Zahira Torres & Frank Shyong of the Los Angeles Times: "A leaking natural gas well that has displaced thousands of residents in Porter Ranch lacked a working safety valve, sparking new questions about how the facility was maintained. Attorneys for residents suing Southern California Gas Co. said the company failed to replace the safety valve when it was removed in 1979. The safety valve may not have prevented the leak, but it would have stopped the continued release of fumes pouring into the community, attorney Brian Panish said in an interview Sunday. SoCal Gas spokeswoman Melissa Bailey confirmed in an email to The Times that the well did not have 'a deep subsurface valve.' She said such a valve was not required by law."

American Hero. Justin Moyer of the Washington Post: Larry Wright, a Fayetteville, North Carolina, pastor, peacefully disarmed a man who walked into his church carrying a semi-automatic assault rifle during New Year's Eve services. The man "said he had recently been released from prison and 'intended to do something terrible,' as CNN put it. Wright told NBC that the man was a military veteran suffering from post-traumatic stress syndrome."

Way Beyond

Ben Hubbard of the New York Times: "Saudi Arabia cut diplomatic ties with Iran on Sunday and gave Iranian diplomats 48 hours to leave the kingdom, marking a swift escalation in a strategic and sectarian rivalry that underpins conflicts across the Middle East." ...

... Liz Sly of the Washington Post: "Bahrain joined Saudi Arabia in severing diplomatic relations with Iran on Monday as the worst crisis in three decades between the region's rival Sunni and Shiite powers drew worldwide expressions of alarm. Russia offered to mediate in the feud and China was among the nations expressing concern at the implications of the rupture...." ...

     ... Update. Thomas Erdbrink of the New York Times: "Three Sunni-led countries joined Saudi Arabia on Monday in severing or downgrading diplomatic ties with Iran, worsening a geopolitical conflict with sectarian dimensions in one of the world's most volatile regions."

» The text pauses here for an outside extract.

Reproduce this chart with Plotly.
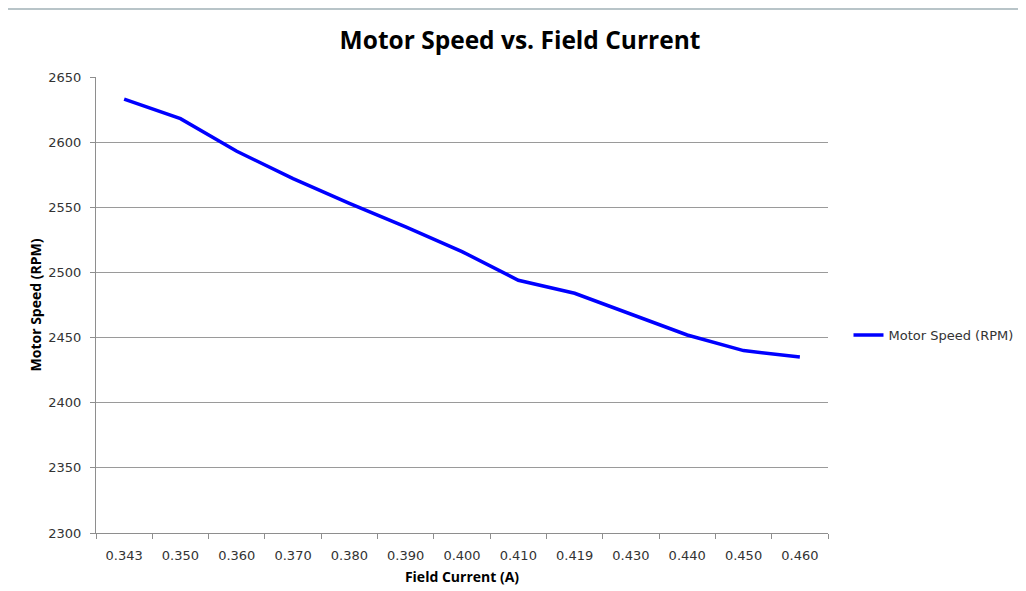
import plotly.graph_objects as go

field_current = ["0.343", "0.350", "0.360", "0.370", "0.380", "0.390", "0.400",
                 "0.410", "0.419", "0.430", "0.440", "0.450", "0.460"]
motor_speed = [2633, 2618, 2593, 2572, 2553, 2535, 2516, 2494, 2484, 2468, 2452, 2440, 2435]

TICKFONT = "'DejaVu Sans', sans-serif"
TITLEFONT = "'Open Sans', sans-serif"

W, H = 1018, 583          # page body has an 8px margin
L, R, T, B = 88, 198, 69, 58
PW, PH = W - L - R, H - T - B

fig = go.Figure()
fig.add_trace(go.Scatter(
    x=field_current, y=motor_speed, mode="lines", name="Motor Speed (RPM)",
    line=dict(color="#0000FF", width=3.5),
))

fig.update_layout(
    width=W, height=H,
    paper_bgcolor="white", plot_bgcolor="white",
    margin=dict(l=L, r=R, t=T, b=B, autoexpand=False),
    font=dict(family=TICKFONT, size=13, color="#333333"),
    title=dict(text="<b>Motor Speed vs. Field Current</b>", x=512 / W, xref="container",
               xanchor="center", y=1 - 32 / H, yanchor="middle",
               font=dict(family=TITLEFONT, size=24.5, color="#000000")),
    showlegend=True,
    legend=dict(x=1.028, xanchor="left", y=0.434, yanchor="middle",
                font=dict(family=TICKFONT, size=13, color="#333333"),
                bgcolor="rgba(0,0,0,0)", itemwidth=30),
    xaxis=dict(type="category", range=[-0.5, 12.5], showgrid=False, showline=True,
               linecolor="#8E8E8E", linewidth=1, ticks="outside", tickson="boundaries",
               ticklen=5, tickcolor="#8E8E8E", ticklabelstandoff=10,
               tickfont=dict(family=TICKFONT, size=13, color="#333333"),
               automargin=False,
               title=dict(text="<b>Field Current (A)</b>", standoff=10,
                          font=dict(family=TITLEFONT, size=14, color="#000000"))),
    yaxis=dict(range=[2300, 2650], dtick=50, showgrid=True, gridcolor="#9A9A9A",
               gridwidth=1, showline=True, linecolor="#8E8E8E", linewidth=1,
               ticks="outside", ticklen=5, tickcolor="#8E8E8E", zeroline=False,
               ticklabelstandoff=6, automargin=False,
               tickfont=dict(family=TICKFONT, size=13, color="#333333"),
               title=dict(text="<b>Motor Speed (RPM)</b>", standoff=3,
                          font=dict(family=TITLEFONT, size=14, color="#000000"))),
)
fig.add_shape(type="line", xref="paper", yref="paper", x0=-L / PW, x1=(W - L) / PW,
              y0=1 + (T - 1) / PH, y1=1 + (T - 1) / PH,
              line=dict(color="#B8C4C8", width=2))
fig.write_html("out.html")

Martin Evans of the (U.K.) Telegraph: "Intelligence agencies were hunting a new 'Jihadi John' after an Islamic extremist with a British accent murdered five men accused of spying for the UK."

Christopher Sherman & Maria Verza of the AP: "Three people, including a minor, were being held Sunday in the slaying of a newly inaugurated mayor just hours into her term in a gang-troubled central Mexican city. Morelos Gov. Graco Ramirez ordered flags on state buildings flown at half-staff and called for three days of mourning following the killing of Temixco Mayor Gisela Mota."

Dan Bilefsky of the New York Times: "Sweden introduced new identity checks on Monday on travelers arriving from Denmark, and Denmark swiftly followed suit along its border with Germany. The steps by the two Scandinavian countries represented another step in the erosion of the ideal of borderless travel across most of the European Union, amid rising concerns about the economic and security risks posed by the tide of migration."

News Ledes

Washington Post: "The body of Craig Strickland has been found more than a week after the country singer went missing during a severe storm. Strickland, the 29-year-old frontman for Backroad Anthem, had gone duck hunting with his friend Chase Morland on Dec. 27 when a severe, spring-like weather system hit the Kaw Lake area in Oklahoma. A search party began looking for them that night, and Morland's body was found the following day. A capsized boat the two had used was also recovered."

New York Times: "Stocks worldwide tumbled in the first trading day of 2016, as fresh fears about a slowdown in China's economy ignited concerns about global growth." ...

... Bloomberg: "Financial markets are starting 2016 on a bleak note and China is at the center of it. Stocks crumbled around the world, with emerging markets falling the most since August and European equities heading for the worst first day of trading ever, as slowing manufacturing triggered a selloff that halted equity trading in Shanghai."